Selling all the new cars and trucks that U.S. dealers are now moving has to have an impact, sooner or later, on the real cash streams of the retail business -- used cars and repair work.
But not just yet.
October books closed with a seasonally adjust selling rate of 18.2 million auto sales.
All good news.
But just to point out the sand in the ointment, where does this torrid pace leave used-vehicle demand? For the past few years, franchised car retailers have been stepping up their used game like never before, elbowing their way into territory they have long ceded to independent lots and buy here/pay here operators.
But where is the point, with nearly 30 million 1- and 2-year old vehicles on the roads at this moment, when the franchise dealer’s high-margin used-vehicle and repair and service revenues begin to soften?
Dollar-wise, the average dealership’s service and parts business increased by about $212,000 in August, the most recent month for which the National Automobile Dealers Association has tallied financial data, compared with August 2014.
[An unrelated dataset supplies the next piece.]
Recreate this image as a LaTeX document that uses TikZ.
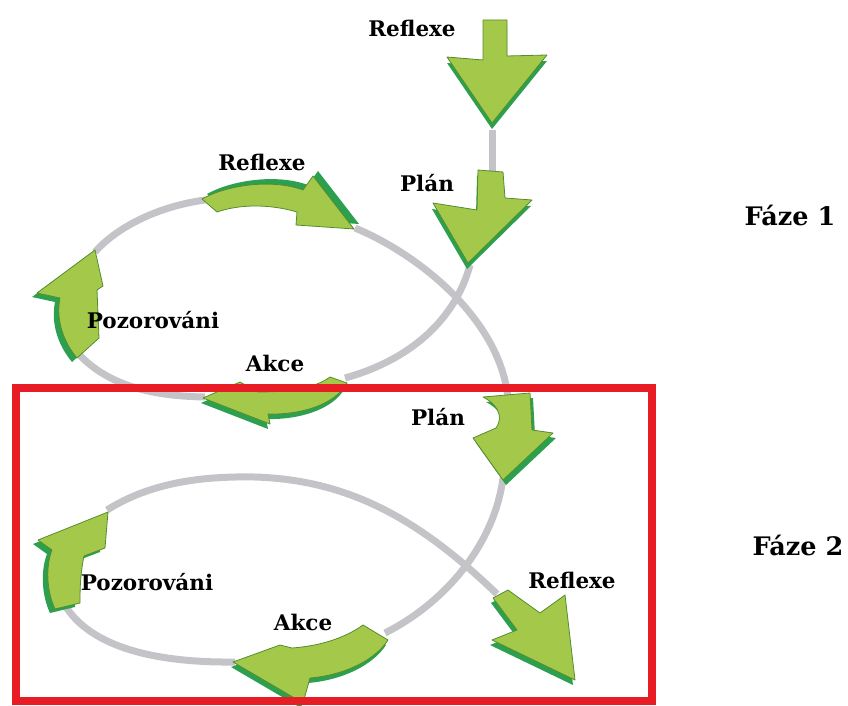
\documentclass[tikz,border=0pt]{standalone}
\usepackage{fontspec}
\setmainfont{DejaVu Serif}
\definecolor{leafgreen}{RGB}{164,201,74}
\definecolor{leafedge}{RGB}{84,140,46}
\definecolor{leafshade}{RGB}{44,160,78}
\definecolor{trackgrey}{RGB}{196,196,200}
\definecolor{framered}{RGB}{232,28,36}
\tikzset{
  leafface/.style={fill=leafgreen, draw=leafedge, line width=0.8pt, line join=round},
  leafside/.style={fill=leafshade},
  track/.style={draw=trackgrey, line width=7pt},
  frame/.style={draw=framered, line width=8pt},
  lbl/.style={font=\bfseries\fontsize{21.5}{25}\selectfont, inner sep=0pt},
  phase/.style={font=\bfseries\fontsize{25.5}{30}\selectfont, inner sep=0pt},
}
% green arrow with a shaded side
\newcommand{\leafarrow}[2]{%
  \fill[leafside, shift={#1}] #2;
  \filldraw[leafface] #2;}

\begin{document}
\begin{tikzpicture}[x=1pt, y=-1pt]
    \useasboundingbox (0,0) rectangle (848,706);

    % track points
    \coordinate (stubTop) at (492,130);
    \coordinate (stubBot) at (492,172);
    \coordinate (planTipA) at (470,265);
    \coordinate (akceEndA) at (345,378);
    \coordinate (reflTipA) at (355,228);
    \coordinate (planTopB) at (508,398);
    \coordinate (reflLeftA) at (205,200);
    \coordinate (pozTipA) at (95,252);
    \coordinate (pozBotA) at (75,350);
    \coordinate (akceTipA) at (205,397);
    \coordinate (planTipB) at (503,478);
    \coordinate (akceEndB) at (385,633);
    \coordinate (pozTipB) at (107,510);
    \coordinate (topB) at (255,477);
    \coordinate (reflTopB) at (497,594);
    \coordinate (pozBotB) at (62,600);
    \coordinate (akceTipB) at (235,662);

    % Draw grey tracks, phase 1
    \draw[track] (stubTop) -- (stubBot);
    \draw[track] (planTipA) .. controls (455,320) and (410,360) .. (akceEndA);
    \draw[track] (reflTipA) .. controls (420,255) and (500,320) .. (planTopB);
    \draw[track] (reflLeftA) .. controls (160,206) and (118,226) .. (pozTipA);
    \draw[track] (pozBotA) .. controls (105,385) and (150,396) .. (akceTipA);

    % Draw grey tracks, phase 2
    \draw[track] (planTipB) .. controls (495,540) and (450,600) .. (akceEndB);
    \draw[track] (pozTipB) .. controls (150,483) and (200,476) .. (topB)
        .. controls (350,480) and (420,520) .. (reflTopB);
    \draw[track] (pozBotB) .. controls (85,645) and (150,663) .. (akceTipB);

    % Arrows, phase 1
    \leafarrow{(0,6)}{(483,20) -- (507,20) -- (507,56) -- (547,55) -- (492,123) -- (447,57) -- (483,60) -- cycle}
    \leafarrow{(-1,6)}{(478,170) -- (503,172) -- (505,198) -- (532,200) -- (468,263) -- (433,203) -- (477,210) -- cycle}
    \leafarrow{(5,-5)}{(202,199) .. controls (225,186) and (270,178) .. (303,190) -- (313,176) -- (354,229) -- (296,225) -- (297,212) .. controls (270,204) and (240,204) .. (217,212) -- cycle}
    \leafarrow{(-5,4)}{(95,250) -- (103,286) -- (97,290) -- (99,338) -- (77,358) .. controls (62,340) and (56,318) .. (60,298) -- (37,293) -- cycle}
    \leafarrow{(-2,5)}{(203,398) -- (240,382) -- (258,392) .. controls (290,392) and (315,388) .. (330,377) -- (347,383) .. controls (335,405) and (300,415) .. (268,414) -- (270,424) -- cycle}

    % Arrows, phase 2
    \leafarrow{(3,5)}{(483,397) -- (530,393) -- (532,430) -- (553,433) -- (503,480) -- (473,438) -- (496,428) .. controls (505,415) and (495,403) .. (483,397) -- cycle}
    \leafarrow{(-5,4)}{(108,512) -- (105,548) -- (84,556) .. controls (80,575) and (80,592) .. (80,603) -- (55,609) .. controls (46,590) and (46,565) .. (52,550) -- (38,540) -- cycle}
    \leafarrow{(-2,5)}{(233,662) -- (280,645) -- (292,648) .. controls (320,646) and (345,638) .. (363,625) -- (388,640) .. controls (375,660) and (345,675) .. (310,678) -- (303,703) -- cycle}
    \leafarrow{(-2,5)}{(493,598) -- (508,590) -- (540,613) -- (565,595) -- (575,680) -- (492,640) -- (517,630) -- cycle}

    % Labels
    \node[lbl] (reflexeTop) at (412,28) {Reflexe};
    \node[lbl] (planA) at (427,183) {Plán};
    \node[lbl] (reflexeA) at (262,162) {Reflexe};
    \node[lbl] (pozorA) at (153,320) {Pozorováni};
    \node[lbl] (akceA) at (275,363) {Akce};
    \node[phase] (fazeA) at (790,215) {Fáze 1};
    \node[lbl] (planB) at (438,417) {Plán};
    \node[lbl] (reflexeB) at (572,580) {Reflexe};
    \node[lbl] (pozorB) at (147,582) {Pozorováni};
    \node[lbl] (akceB) at (303,622) {Akce};
    \node[phase] (fazeB) at (798,545) {Fáze 2};

    % Phase 2 frame
    \draw[frame] (16,388) rectangle (652,701);
\end{tikzpicture}
\end{document}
But as a share of the dealership’s revenues, it actually declined just a tad for the month -- 11.2 percent of the total, vs. 11.3 percent a year earlier.
Average used-vehicle revenues rose by about $707,000 from a year earlier, according to the NADA data. But as a share of the dealership’s business, they barely moved from a year ago.
IHS Automotive forecasts that the great bugaboo of the industry -- the ceaseless aging of the American vehicle fleet -- is starting to slow down. It’s still getting older, but not like it was. Between 2007 and 2014, the population of U.S. vehicles on the road aged by 15 percent. Between now and 2020, it will age by just 3 percent, IHS calculates.
But there is a pearl in this oyster, IHS points out. The population of old-old cars -- 16 years and older clunkers, in other words -- is going to boom. The forecasters believe that by 2020, that population will reach 76 million, more than twice what it was in 2002.
All of them needing radiator flushes and new brakes.
Dealers might want to keep that in mind as the new-car sales side of the house consumes their attention over the next couple of years.